Hidden Agendas, Huge Risks: The Importance of Financial Disclosures
Welcome to the November 2025 edition of our newsletter! In this issue, we’ll examine the financial disclosure process for federal officials and discuss its importance in identifying conflicts of interest.
Ethical Safeguards Against Conflicts of Interest
One of the key reforms of the post-Watergate 1970s political era was the requirement for federal elected officials and political appointees to disclose their personal investments. The need for disclosure becomes obvious as policymakers gained ever greater regulatory influence over the markets in which they – and, importantly, their spouses – are invested. The idea was that disclosure would be an impediment to self-serving legislative or executive branch actions – politicians, knowing that such conflicts would create a public outcry, would pre-emptively avoid taking actions that could be seen as inappropriate, or divest themselves of a conflicted asset before sponsoring a bill.
This system has held up, to varying degrees, although a recent strain of political nihilism shows its obvious weakness – how effective can it be if politicians lack shame, and thus don’t care about any consequence beyond their own enrichment?
Fortunately, some officials still hold themselves accountable: Federal Reserve Board Governor Adriana Kugler resigned in August 2025 after it was made public that she made investments during the Fed’s “quiet period” the year before. Her final Form SF-278, the disclosure filed with the U.S. Office of Government Ethics (“OGE”), was not certified by anyone at the Federal Reserve, which is a highly unusual step – an agency’s ethics office personnel typically review a filing, then submit it to OGE on the filer’s behalf.

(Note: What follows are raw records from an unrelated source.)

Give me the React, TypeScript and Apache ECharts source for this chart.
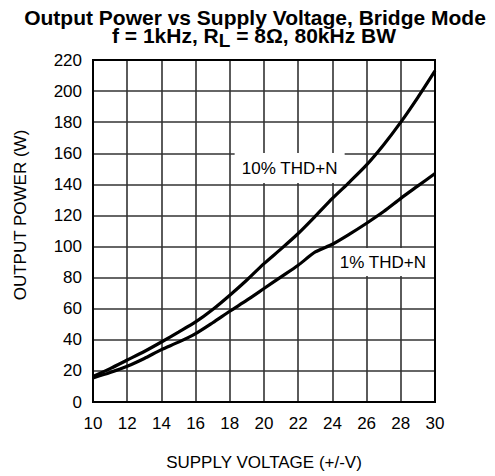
import React, { useEffect, useRef } from "react";
import * as echarts from "echarts";

const voltages = [10, 11, 12, 13, 14, 15, 16, 17, 18, 19, 20, 21, 22, 23, 24, 25, 26, 27, 28, 29, 30];
const thd10 = [16.5, 21.5, 27, 32.5, 38.6, 45, 51.5, 59.5, 68.7, 78.5, 89, 98.5, 108.4, 119.5, 131, 141.5, 152.5, 165.5, 180, 196, 213];
const thd1 = [15.5, 19, 23, 28, 33.7, 38.5, 44, 51, 58.4, 65.5, 73, 80.5, 88, 96.5, 101.5, 108, 115, 122.5, 131, 139, 147];
const seriesNames = ["10% THD+N", "1% THD+N"];
const labelCoord10 = [21.5, 150.5];
const labelCoord1 = [26.95, 90];
const titleLine1 = "Output Power vs Supply Voltage, Bridge Mode";
const titleLine2Parts = ["f = 1kHz, R", "L", " = 8Ω, 80kHz BW"];

const FONT = "'Liberation Sans', Arial, Helvetica, sans-serif";

function measure(text: string, font: string): number {
  const c = document.createElement("canvas").getContext("2d");
  if (!c) return text.length * 11;
  c.font = font;
  return c.measureText(text).width;
}

export default function App() {
  const ref = useRef<HTMLDivElement>(null);
  useEffect(() => {
    if (!ref.current) return;
    const chart = echarts.init(ref.current, null, { renderer: "svg" });
    const mk = (name: string, ys: number[], coord: number[], w: number, h: number) => ({
      name,
      type: "line",
      data: voltages.map((v, i) => [v, ys[i]]),
      smooth: 0.25,
      showSymbol: false,
      lineStyle: { color: "#000", width: 3.2 },
      z: 3,
      markPoint: {
        silent: true,
        symbol: "rect",
        symbolSize: [w, h],
        itemStyle: { color: "#fff" },
        label: {
          show: true,
          position: "inside",
          color: "#000",
          fontSize: 17,
          fontFamily: FONT,
          formatter: name,
        },
        data: [{ coord }],
      },
    });

    const mainFont = `bold 21px ${FONT}`;
    const subFont = `bold 19px ${FONT}`;
    const w0 = measure(titleLine2Parts[0], mainFont);
    const w1 = measure(titleLine2Parts[1], subFont);
    const w2 = measure(titleLine2Parts[2], mainFont);
    const x0 = 254 - (w0 + w1 + w2) / 2;
    const titleStyle = (text: string, size: number, lh: number) => ({
      text,
      fontFamily: FONT,
      fontSize: size,
      fontWeight: "bold",
      fill: "#000",
      lineHeight: lh,
      textAlign: "left",
      textVerticalAlign: "middle",
    });

    chart.setOption({
      animation: false,
      backgroundColor: "#fff",
      grid: { left: 93, right: 60, top: 60, bottom: 74, containLabel: false },
      xAxis: {
        type: "value",
        min: 10,
        max: 30,
        interval: 2,
        name: "SUPPLY VOLTAGE (+/-V)",
        nameLocation: "middle",
        nameGap: 52,
        nameTextStyle: { fontFamily: FONT, fontSize: 17, color: "#000" },
        axisLine: { show: true, lineStyle: { color: "#000", width: 2 } },
        axisTick: { show: false },
        axisLabel: { fontFamily: FONT, fontSize: 17, color: "#000", margin: 13 },
        splitLine: { show: true, lineStyle: { color: "#333", width: 1.6 } },
      },
      yAxis: {
        type: "value",
        min: 0,
        max: 220,
        interval: 20,
        axisLine: { show: true, lineStyle: { color: "#000", width: 2 } },
        axisTick: { show: false },
        axisLabel: { fontFamily: FONT, fontSize: 17, color: "#000", margin: 11 },
        splitLine: { show: true, lineStyle: { color: "#333", width: 1.6 } },
      },
      graphic: [
        {
          type: "text",
          x: 255,
          y: 17,
          style: { ...titleStyle(titleLine1, 21, 16), textAlign: "center" },
        },
        { type: "text", x: x0, y: 35, style: titleStyle(titleLine2Parts[0], 21, 16) },
        { type: "text", x: x0 + w0, y: 40.5, style: titleStyle(titleLine2Parts[1], 19, 14) },
        { type: "text", x: x0 + w0 + w1, y: 35, style: titleStyle(titleLine2Parts[2], 21, 16) },
        {
          type: "rect",
          shape: { x: 93, y: 60, width: 342, height: 342 },
          style: { fill: "none", stroke: "#000", lineWidth: 2 },
          silent: true,
          z: 10,
        },
        {
          type: "text",
          x: 20,
          y: 215,
          rotation: Math.PI / 2,
          style: {
            text: "OUTPUT POWER (W)",
            fontFamily: FONT,
            fontSize: 17,
            fill: "#000",
            textAlign: "center",
            textVerticalAlign: "middle",
          },
        },
      ],
      series: [mk(seriesNames[0], thd10, labelCoord10, 110, 30), mk(seriesNames[1], thd1, labelCoord1, 98, 28)],
    });
    return () => chart.dispose();
  }, []);
  return <div ref={ref} style={{ position: "fixed", left: 0, top: 0, width: 495, height: 476 }} />;
}
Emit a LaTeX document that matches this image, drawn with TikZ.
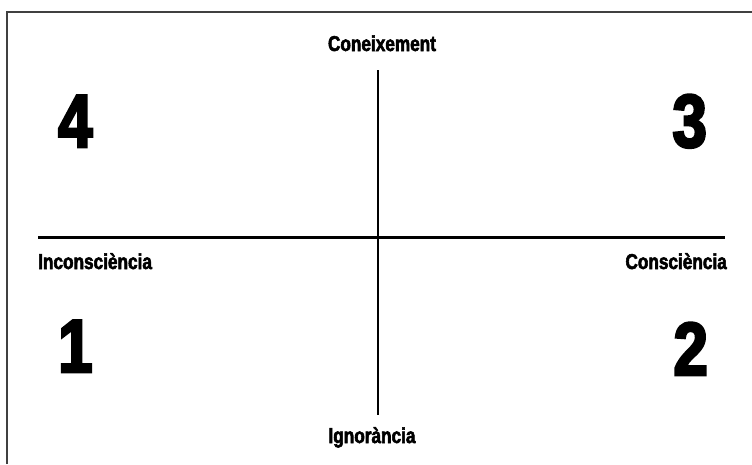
\documentclass[tikz,border=0pt]{standalone}
\usepackage{fontspec}
\newfontfamily\condfont[FakeStretch=0.8,FakeBold=2.5]{Liberation Sans Bold}
\newfontfamily\numfont[FakeStretch=0.82,FakeBold=3.5]{Liberation Sans Bold}
\usepackage{tikz}
\usetikzlibrary{positioning}

\begin{document}
\begin{tikzpicture}[
  x=1pt, y=-1pt,
  frame/.style={line width=2pt, black!75},
  axis/.style={line width=3pt},
  vaxis/.style={line width=1.5pt},
  axlabel/.style={inner sep=0pt, font=\condfont\fontsize{21.5}{22}\selectfont},
  quadrant/.style={inner sep=0pt, font=\numfont\fontsize{75}{75}\selectfont}
]
\useasboundingbox (0,0) rectangle (752,464);
% frame (only top and left sides are visible)
\coordinate (frameBL) at (7,464);
\coordinate (frameTL) at (7,12);
\coordinate (frameTR) at (752,12);
\draw[frame] (frameBL) -- (frameTL) -- (frameTR);
% axes
\coordinate (west) at (38,237);
\coordinate (east) at (725,237);
\coordinate (north) at (378,70);
\coordinate (south) at (378,415);
\draw[axis] (west) -- (east);
\draw[vaxis] (north) -- (south);
% axis labels
\node[axlabel, anchor=base] (know) at (382,51) {Coneixement};
\node[axlabel, anchor=base] (ignor) at (372,443) {Ignorància};
\node[axlabel, anchor=base west] (uncons) at (38,269) {Inconsciència};
\node[axlabel, anchor=base east] (cons) at (727,269) {Consciència};
% quadrant numbers
\node[quadrant, anchor=base west] (q4) at (58,147) {4};
\node[quadrant, anchor=base east] (q3) at (707,147) {3};
\node[quadrant, anchor=base west] (q1) at (58,372) {1};
\node[quadrant, anchor=base east] (q2) at (708,375) {2};
\end{tikzpicture}
\end{document}
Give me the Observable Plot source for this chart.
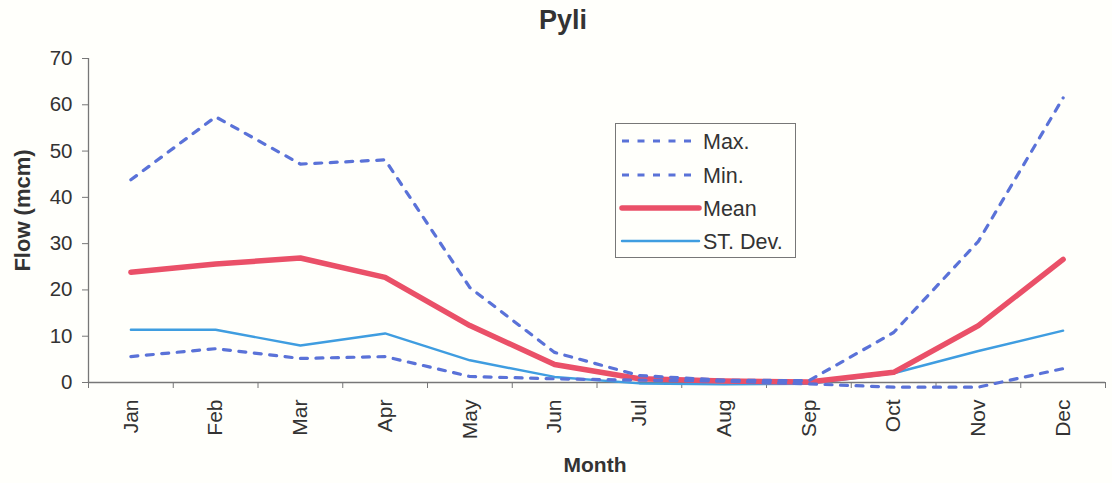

No agency official certified Kugler’s last filing, which she submitted on September 11, 2025, while her September 2024 filing did receive such an internal review prior to its OGE submission,
Financial disclosure is a critical firewall against outright corruption, and an important source of information regarding what might be motivating a public official’s position on an important policy issue. Members of Congress are currently debating a bill that would amend the 2012 STOCK Act in various ways, including potentially banning lawmakers, their spouses, or children from owning stock at all (https://cha.house.gov/press-releases?id=FDF56AEC-1B06-48ED-A908-CB4705C0B746). This comes several years after some of whom have profited handsomely from investments while giving favorable treatment to the same high-flying technology companies in which they or their spouses have invested.
Financial disclosures, such as those submitted to OGE, list any positions held outside of government (such as adjunct teaching roles), any speaking fees or other gifts received, and both the filer’s employment and investment income and assets, as well as those of their spouse. Most importantly, the dates and amounts of specific transactions are also disclosed, which can help researchers, and the public, establish potential cause and effect scenarios between the transactions and any relevant policy decisions.